(Stored items)

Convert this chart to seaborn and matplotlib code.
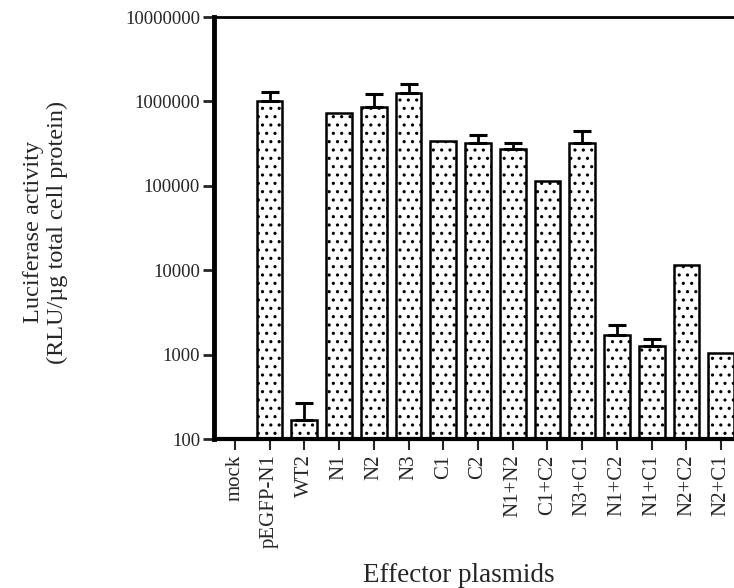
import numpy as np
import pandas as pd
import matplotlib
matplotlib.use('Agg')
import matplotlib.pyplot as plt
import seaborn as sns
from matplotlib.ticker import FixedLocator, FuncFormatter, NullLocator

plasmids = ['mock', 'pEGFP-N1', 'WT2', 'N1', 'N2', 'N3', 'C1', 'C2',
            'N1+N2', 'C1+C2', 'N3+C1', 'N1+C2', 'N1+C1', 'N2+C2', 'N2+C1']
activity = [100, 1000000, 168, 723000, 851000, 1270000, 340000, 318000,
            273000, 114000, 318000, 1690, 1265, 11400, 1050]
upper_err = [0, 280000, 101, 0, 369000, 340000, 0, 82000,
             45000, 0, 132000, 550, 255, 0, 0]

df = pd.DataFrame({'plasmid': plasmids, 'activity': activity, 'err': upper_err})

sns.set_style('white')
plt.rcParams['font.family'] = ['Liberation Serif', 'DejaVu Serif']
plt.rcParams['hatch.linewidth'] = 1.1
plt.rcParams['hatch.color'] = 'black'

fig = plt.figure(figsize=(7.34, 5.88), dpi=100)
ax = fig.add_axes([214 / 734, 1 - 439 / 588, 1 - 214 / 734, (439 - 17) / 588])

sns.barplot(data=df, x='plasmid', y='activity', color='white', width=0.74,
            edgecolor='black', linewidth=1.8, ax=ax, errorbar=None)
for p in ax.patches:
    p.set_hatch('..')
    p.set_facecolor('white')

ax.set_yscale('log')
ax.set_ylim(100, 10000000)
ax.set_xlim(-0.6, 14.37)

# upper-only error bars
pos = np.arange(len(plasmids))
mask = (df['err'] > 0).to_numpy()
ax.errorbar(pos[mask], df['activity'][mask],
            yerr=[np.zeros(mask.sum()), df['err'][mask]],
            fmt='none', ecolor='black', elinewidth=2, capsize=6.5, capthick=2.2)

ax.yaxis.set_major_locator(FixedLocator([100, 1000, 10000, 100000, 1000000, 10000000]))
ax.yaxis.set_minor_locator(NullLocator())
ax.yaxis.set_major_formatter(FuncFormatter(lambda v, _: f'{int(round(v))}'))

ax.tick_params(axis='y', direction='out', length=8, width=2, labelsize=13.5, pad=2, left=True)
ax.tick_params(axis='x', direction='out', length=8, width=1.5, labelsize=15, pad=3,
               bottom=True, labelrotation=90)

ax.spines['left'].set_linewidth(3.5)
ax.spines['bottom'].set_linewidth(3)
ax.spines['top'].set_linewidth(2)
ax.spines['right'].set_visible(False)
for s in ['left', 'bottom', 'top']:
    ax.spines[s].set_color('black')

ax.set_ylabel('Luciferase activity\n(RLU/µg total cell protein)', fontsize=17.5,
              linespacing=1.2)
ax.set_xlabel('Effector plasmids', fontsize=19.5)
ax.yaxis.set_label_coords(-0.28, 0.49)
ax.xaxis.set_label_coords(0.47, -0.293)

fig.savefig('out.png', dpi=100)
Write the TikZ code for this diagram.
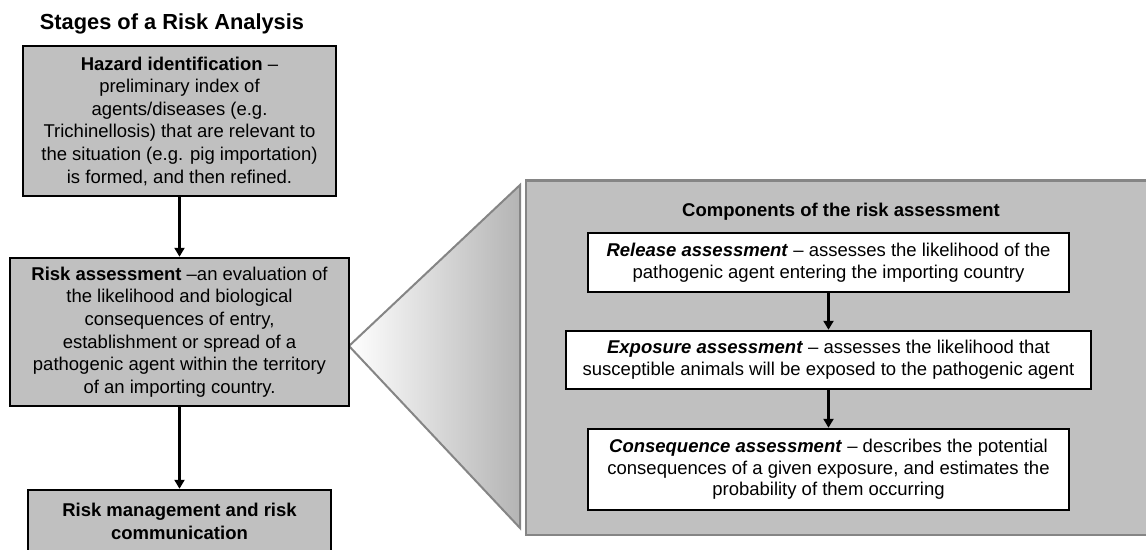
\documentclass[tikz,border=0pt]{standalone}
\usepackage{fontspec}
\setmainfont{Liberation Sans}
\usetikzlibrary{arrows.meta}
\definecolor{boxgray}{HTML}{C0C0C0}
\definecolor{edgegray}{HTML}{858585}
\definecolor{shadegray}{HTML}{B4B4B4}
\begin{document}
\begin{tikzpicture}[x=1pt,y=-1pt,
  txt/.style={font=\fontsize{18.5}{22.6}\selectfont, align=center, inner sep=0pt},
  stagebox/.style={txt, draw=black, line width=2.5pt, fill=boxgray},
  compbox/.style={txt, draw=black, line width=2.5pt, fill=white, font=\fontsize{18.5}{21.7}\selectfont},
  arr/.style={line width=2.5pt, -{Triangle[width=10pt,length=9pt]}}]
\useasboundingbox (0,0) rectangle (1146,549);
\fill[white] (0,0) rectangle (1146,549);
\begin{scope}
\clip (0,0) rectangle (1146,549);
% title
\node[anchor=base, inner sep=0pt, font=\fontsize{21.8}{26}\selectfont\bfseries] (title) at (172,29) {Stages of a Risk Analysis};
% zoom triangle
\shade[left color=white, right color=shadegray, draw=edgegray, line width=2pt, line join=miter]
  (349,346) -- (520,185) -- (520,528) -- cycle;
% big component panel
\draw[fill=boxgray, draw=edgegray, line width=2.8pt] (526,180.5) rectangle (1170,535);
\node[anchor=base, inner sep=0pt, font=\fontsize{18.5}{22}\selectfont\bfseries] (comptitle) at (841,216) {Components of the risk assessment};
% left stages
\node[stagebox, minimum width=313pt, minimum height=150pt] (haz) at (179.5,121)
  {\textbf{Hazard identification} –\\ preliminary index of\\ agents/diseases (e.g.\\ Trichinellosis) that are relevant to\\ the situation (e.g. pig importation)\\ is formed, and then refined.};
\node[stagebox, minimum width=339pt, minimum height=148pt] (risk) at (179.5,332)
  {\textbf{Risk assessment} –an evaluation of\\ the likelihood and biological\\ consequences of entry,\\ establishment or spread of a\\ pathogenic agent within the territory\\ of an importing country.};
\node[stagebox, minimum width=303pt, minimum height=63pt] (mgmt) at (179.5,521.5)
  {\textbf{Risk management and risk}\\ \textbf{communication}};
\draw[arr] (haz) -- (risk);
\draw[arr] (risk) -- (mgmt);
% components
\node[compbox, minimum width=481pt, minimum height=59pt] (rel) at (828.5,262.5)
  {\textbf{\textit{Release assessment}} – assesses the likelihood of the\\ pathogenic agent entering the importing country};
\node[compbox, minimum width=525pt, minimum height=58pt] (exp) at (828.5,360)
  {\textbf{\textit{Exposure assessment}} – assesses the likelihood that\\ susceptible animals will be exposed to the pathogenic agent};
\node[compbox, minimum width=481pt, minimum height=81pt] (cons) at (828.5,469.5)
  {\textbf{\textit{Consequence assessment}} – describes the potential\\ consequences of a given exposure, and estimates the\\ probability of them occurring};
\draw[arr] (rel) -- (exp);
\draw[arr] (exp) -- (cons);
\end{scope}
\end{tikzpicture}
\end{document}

» What is required
Take the listing above and restate it word for word, without its pictures.

» Task result
Convert this chart to seaborn and matplotlib code.
import numpy as np
import pandas as pd
import matplotlib
matplotlib.use('Agg')
import matplotlib.pyplot as plt
import seaborn as sns
from matplotlib.ticker import FixedLocator, FuncFormatter, NullLocator

plasmids = ['mock', 'pEGFP-N1', 'WT2', 'N1', 'N2', 'N3', 'C1', 'C2',
            'N1+N2', 'C1+C2', 'N3+C1', 'N1+C2', 'N1+C1', 'N2+C2', 'N2+C1']
activity = [100, 1000000, 168, 723000, 851000, 1270000, 340000, 318000,
            273000, 114000, 318000, 1690, 1265, 11400, 1050]
upper_err = [0, 280000, 101, 0, 369000, 340000, 0, 82000,
             45000, 0, 132000, 550, 255, 0, 0]

df = pd.DataFrame({'plasmid': plasmids, 'activity': activity, 'err': upper_err})

sns.set_style('white')
plt.rcParams['font.family'] = ['Liberation Serif', 'DejaVu Serif']
plt.rcParams['hatch.linewidth'] = 1.1
plt.rcParams['hatch.color'] = 'black'

fig = plt.figure(figsize=(7.34, 5.88), dpi=100)
ax = fig.add_axes([214 / 734, 1 - 439 / 588, 1 - 214 / 734, (439 - 17) / 588])

sns.barplot(data=df, x='plasmid', y='activity', color='white', width=0.74,
            edgecolor='black', linewidth=1.8, ax=ax, errorbar=None)
for p in ax.patches:
    p.set_hatch('..')
    p.set_facecolor('white')

ax.set_yscale('log')
ax.set_ylim(100, 10000000)
ax.set_xlim(-0.6, 14.37)

# upper-only error bars
pos = np.arange(len(plasmids))
mask = (df['err'] > 0).to_numpy()
ax.errorbar(pos[mask], df['activity'][mask],
            yerr=[np.zeros(mask.sum()), df['err'][mask]],
            fmt='none', ecolor='black', elinewidth=2, capsize=6.5, capthick=2.2)

ax.yaxis.set_major_locator(FixedLocator([100, 1000, 10000, 100000, 1000000, 10000000]))
ax.yaxis.set_minor_locator(NullLocator())
ax.yaxis.set_major_formatter(FuncFormatter(lambda v, _: f'{int(round(v))}'))

ax.tick_params(axis='y', direction='out', length=8, width=2, labelsize=13.5, pad=2, left=True)
ax.tick_params(axis='x', direction='out', length=8, width=1.5, labelsize=15, pad=3,
               bottom=True, labelrotation=90)

ax.spines['left'].set_linewidth(3.5)
ax.spines['bottom'].set_linewidth(3)
ax.spines['top'].set_linewidth(2)
ax.spines['right'].set_visible(False)
for s in ['left', 'bottom', 'top']:
    ax.spines[s].set_color('black')

ax.set_ylabel('Luciferase activity\n(RLU/µg total cell protein)', fontsize=17.5,
              linespacing=1.2)
ax.set_xlabel('Effector plasmids', fontsize=19.5)
ax.yaxis.set_label_coords(-0.28, 0.49)
ax.xaxis.set_label_coords(0.47, -0.293)

fig.savefig('out.png', dpi=100)
Write the TikZ code for this diagram.
\documentclass[tikz,border=0pt]{standalone}
\usepackage{fontspec}
\setmainfont{Liberation Sans}
\usetikzlibrary{arrows.meta}
\definecolor{boxgray}{HTML}{C0C0C0}
\definecolor{edgegray}{HTML}{858585}
\definecolor{shadegray}{HTML}{B4B4B4}
\begin{document}
\begin{tikzpicture}[x=1pt,y=-1pt,
  txt/.style={font=\fontsize{18.5}{22.6}\selectfont, align=center, inner sep=0pt},
  stagebox/.style={txt, draw=black, line width=2.5pt, fill=boxgray},
  compbox/.style={txt, draw=black, line width=2.5pt, fill=white, font=\fontsize{18.5}{21.7}\selectfont},
  arr/.style={line width=2.5pt, -{Triangle[width=10pt,length=9pt]}}]
\useasboundingbox (0,0) rectangle (1146,549);
\fill[white] (0,0) rectangle (1146,549);
\begin{scope}
\clip (0,0) rectangle (1146,549);
% title
\node[anchor=base, inner sep=0pt, font=\fontsize{21.8}{26}\selectfont\bfseries] (title) at (172,29) {Stages of a Risk Analysis};
% zoom triangle
\shade[left color=white, right color=shadegray, draw=edgegray, line width=2pt, line join=miter]
  (349,346) -- (520,185) -- (520,528) -- cycle;
% big component panel
\draw[fill=boxgray, draw=edgegray, line width=2.8pt] (526,180.5) rectangle (1170,535);
\node[anchor=base, inner sep=0pt, font=\fontsize{18.5}{22}\selectfont\bfseries] (comptitle) at (841,216) {Components of the risk assessment};
% left stages
\node[stagebox, minimum width=313pt, minimum height=150pt] (haz) at (179.5,121)
  {\textbf{Hazard identification} –\\ preliminary index of\\ agents/diseases (e.g.\\ Trichinellosis) that are relevant to\\ the situation (e.g. pig importation)\\ is formed, and then refined.};
\node[stagebox, minimum width=339pt, minimum height=148pt] (risk) at (179.5,332)
  {\textbf{Risk assessment} –an evaluation of\\ the likelihood and biological\\ consequences of entry,\\ establishment or spread of a\\ pathogenic agent within the territory\\ of an importing country.};
\node[stagebox, minimum width=303pt, minimum height=63pt] (mgmt) at (179.5,521.5)
  {\textbf{Risk management and risk}\\ \textbf{communication}};
\draw[arr] (haz) -- (risk);
\draw[arr] (risk) -- (mgmt);
% components
\node[compbox, minimum width=481pt, minimum height=59pt] (rel) at (828.5,262.5)
  {\textbf{\textit{Release assessment}} – assesses the likelihood of the\\ pathogenic agent entering the importing country};
\node[compbox, minimum width=525pt, minimum height=58pt] (exp) at (828.5,360)
  {\textbf{\textit{Exposure assessment}} – assesses the likelihood that\\ susceptible animals will be exposed to the pathogenic agent};
\node[compbox, minimum width=481pt, minimum height=81pt] (cons) at (828.5,469.5)
  {\textbf{\textit{Consequence assessment}} – describes the potential\\ consequences of a given exposure, and estimates the\\ probability of them occurring};
\draw[arr] (rel) -- (exp);
\draw[arr] (exp) -- (cons);
\end{scope}
\end{tikzpicture}
\end{document}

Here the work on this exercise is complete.